STATE OF TEXAS, Appellee
On Appeal from the 35th District Court
Brown County, Texas
Trial Court Cause No. CR20718
M E M O R A N D U M O P I N I O N
Michael Shane Coronado appeals his conviction by the trial court, upon his open plea of guilty, of the offense of “Continuous Sexual Abuse of Young Child or Children.” Following Coronado’s plea of true to enhancement allegations, the trial court assessed his punishment at life imprisonment in the Texas Department of Criminal Justice, Institutional Division. Coronado contends in a single issue that the punishment assessed was cruel and unusual because it is grossly disproportionate to the act committed under both the United States and Texas Constitutions. We affirm.
Texas courts have traditionally held that, as long as the punishment is within the range established by the legislature in a valid statute, the punishment assessed does not violate either the federal or Texas prohibitions against cruel and/or unusual punishment. Jackson v. State, 989 S.W.2d 842, 846 (Tex. App.—Texarkana 1999, no pet.). However, the Eighth Amendment protection against cruel and unusual punishment also precludes sentences that are disproportionate. McGruder v. Puckett, 954 F.2d 313, 316 (5th Cir. 1992). In considering a claim that a sentence is disproportionate, we first make a threshold comparison of the gravity of the appellant’s offenses against the severity of his or her sentence. Id. Only if we infer that the sentence is grossly disproportionate to the offense will we then compare the sentence received to sentences for similar crimes in Texas and sentences for the same crime in other jurisdictions. Id.
Coronado pleaded true to two enhancement paragraphs alleging that he had previously been convicted of two felony offenses of burglary of a habitation. That being the case, his sentence was imposed to reflect the seriousness of his most recent offense, not as it stands alone, but in light of his prior offenses.

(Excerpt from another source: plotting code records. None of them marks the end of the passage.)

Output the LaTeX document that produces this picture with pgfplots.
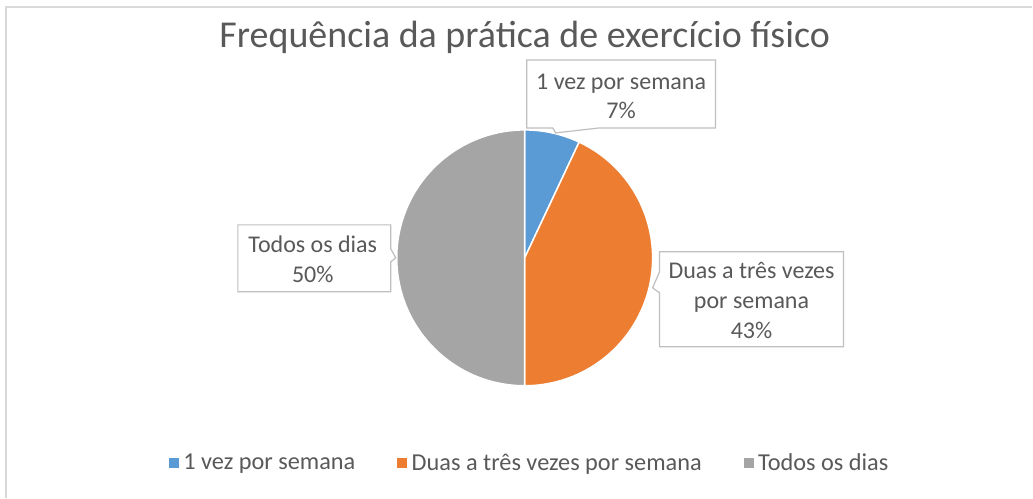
\documentclass[border=0pt]{standalone}
\usepackage{pgfplots}
\usepackage{pgfplotstable}
\pgfplotsset{compat=1.18}
\usepackage{fontspec}
\setmainfont{Carlito}
\definecolor{c1}{HTML}{5B9BD5}
\definecolor{c2}{HTML}{ED7D31}
\definecolor{c3}{HTML}{A5A5A5}
\definecolor{txt}{HTML}{595959}
\definecolor{bord}{HTML}{D9D9D9}
\definecolor{cbord}{HTML}{BFBFBF}

\pgfplotstableread{
label value
1vez 7
duas 43
todos 50
}\piedata
\pgfplotstablegetelem{0}{value}\of\piedata \let\va\pgfplotsretval
\pgfplotstablegetelem{1}{value}\of\piedata \let\vb\pgfplotsretval
\pgfplotstablegetelem{2}{value}\of\piedata \let\vc\pgfplotsretval
\pgfmathsetmacro{\aZero}{90}
\pgfmathsetmacro{\aOne}{90-3.6*\va}
\pgfmathsetmacro{\aTwo}{\aOne-3.6*\vb}
\pgfmathsetmacro{\aThree}{\aTwo-3.6*\vc}
\def\cx{525}\def\cy{240}\def\R{128}

\begin{document}
\begin{tikzpicture}
\begin{axis}[
  scale only axis, width=1033pt, height=498pt,
  xmin=0, xmax=1033, ymin=0, ymax=498,
  hide axis, clip=false,
  legend style={at={(axis cs:530,35)}, anchor=center, draw=none, fill=none,
    font=\fontsize{24.3}{28}\selectfont\color{txt}, legend columns=3,
    /tikz/every even column/.append style={column sep=40pt}},
  legend cell align=left,
]
\path (axis cs:0,0) rectangle (axis cs:1033,498);
% border
\draw[bord, line width=1.3pt] (axis cs:6,0) -- (axis cs:6,491) -- (axis cs:1033,491);
% title
\node[txt, font=\fontsize{38}{44}\selectfont] at (axis cs:525,461) {Frequência da prática de exercício físico};
% pie
\fill[c1, draw=white, line width=1.5pt] (axis cs:\cx,\cy) -- (axis cs:{\cx+\R*cos(\aZero)},{\cy+\R*sin(\aZero)}) arc[start angle=\aZero, end angle=\aOne, radius=\R] -- cycle;
\fill[c2, draw=white, line width=1.5pt] (axis cs:\cx,\cy) -- (axis cs:{\cx+\R*cos(\aOne)},{\cy+\R*sin(\aOne)}) arc[start angle=\aOne, end angle=\aTwo, radius=\R] -- cycle;
\fill[c3, draw=white, line width=1.5pt] (axis cs:\cx,\cy) -- (axis cs:{\cx+\R*cos(\aTwo)},{\cy+\R*sin(\aTwo)}) arc[start angle=\aTwo, end angle=\aThree, radius=\R] -- cycle;
% callouts
\draw[cbord, fill=white, line width=1.2pt] (axis cs:527,438) -- (axis cs:716,438) -- (axis cs:716,370) -- (axis cs:600,370) -- (axis cs:556,365) -- (axis cs:553,370) -- (axis cs:527,370) -- cycle;
\node[txt, align=center, font=\fontsize{24}{29}\selectfont] at (axis cs:621.5,402) {1 vez por semana\\7\%};
\draw[cbord, fill=white, line width=1.2pt] (axis cs:660,246) -- (axis cs:844,246) -- (axis cs:844,151) -- (axis cs:660,151) -- (axis cs:660,205) -- (axis cs:653,210) -- (axis cs:660,226) -- cycle;
\node[txt, align=center, font=\fontsize{24}{30}\selectfont] at (axis cs:752,197) {Duas a três vezes\\por semana\\43\%};
\draw[cbord, fill=white, line width=1.2pt] (axis cs:238,273) -- (axis cs:391,273) -- (axis cs:391,249) -- (axis cs:396,240) -- (axis cs:391,236) -- (axis cs:391,206) -- (axis cs:238,206) -- cycle;
\node[txt, align=center, font=\fontsize{24}{30}\selectfont] at (axis cs:313,239) {Todos os dias\\50\%};
% legend
\addlegendimage{legend image code/.code={\fill[c1] (0pt,-4.5pt) rectangle (9pt,4.5pt); \path (12pt,0pt);}}
\addlegendentry{1 vez por semana}
\addlegendimage{legend image code/.code={\fill[c2] (0pt,-4.5pt) rectangle (9pt,4.5pt); \path (12pt,0pt);}}
\addlegendentry{Duas a três vezes por semana}
\addlegendimage{legend image code/.code={\fill[c3] (0pt,-4.5pt) rectangle (9pt,4.5pt); \path (12pt,0pt);}}
\addlegendentry{Todos os dias}
\end{axis}
\end{tikzpicture}
\end{document}
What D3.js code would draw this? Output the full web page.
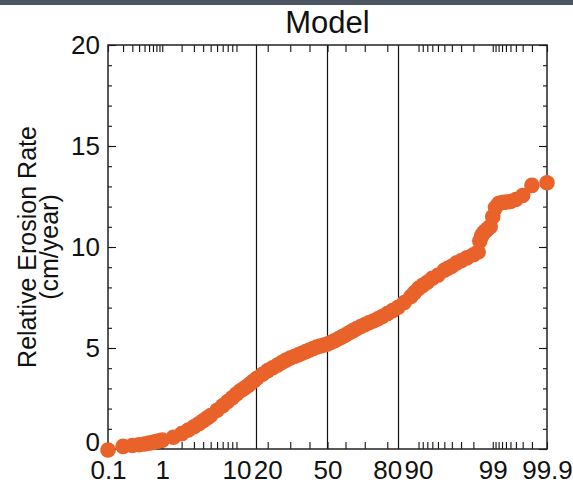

Id. Given evidence that Coronado had sexual activity over a period of time with his biological daughter and the fact that he had previously been convicted on more than one occasion of the offense of burglary of a habitation, we hold that Coronado’s punishment was not unconstitutionally disproportionate. See Rummel v. Estelle, 445 U.S. 263 (1980). We also note that, even if we had proceeded to compare Coronado’s sentence to those received for similar crimes in Texas or in other jurisdictions, Coronado has not referred us to any evidence in the record to which we could refer in making such a comparison or to any authority to support his contention that his sentence is disproportionate. We overrule Coronado’s sole issue on appeal.
The judgment is affirmed.
PER CURIAM
November 1, 2012
Do not publish. See Tex. R. App. P. 47.2(b).
Panel[1] consists of: Wright, C.J.,
McCall, J., and Hill.[2]
[1]Eric Kalenak, Justice, resigned effective September 3, 2012. The justice position is vacant pending appointment of a successor by the governor or until the next general election.
[2]John G. Hill, Former Chief Justice, Court of Appeals, 2nd District of Texas at Fort Worth, sitting by assignment.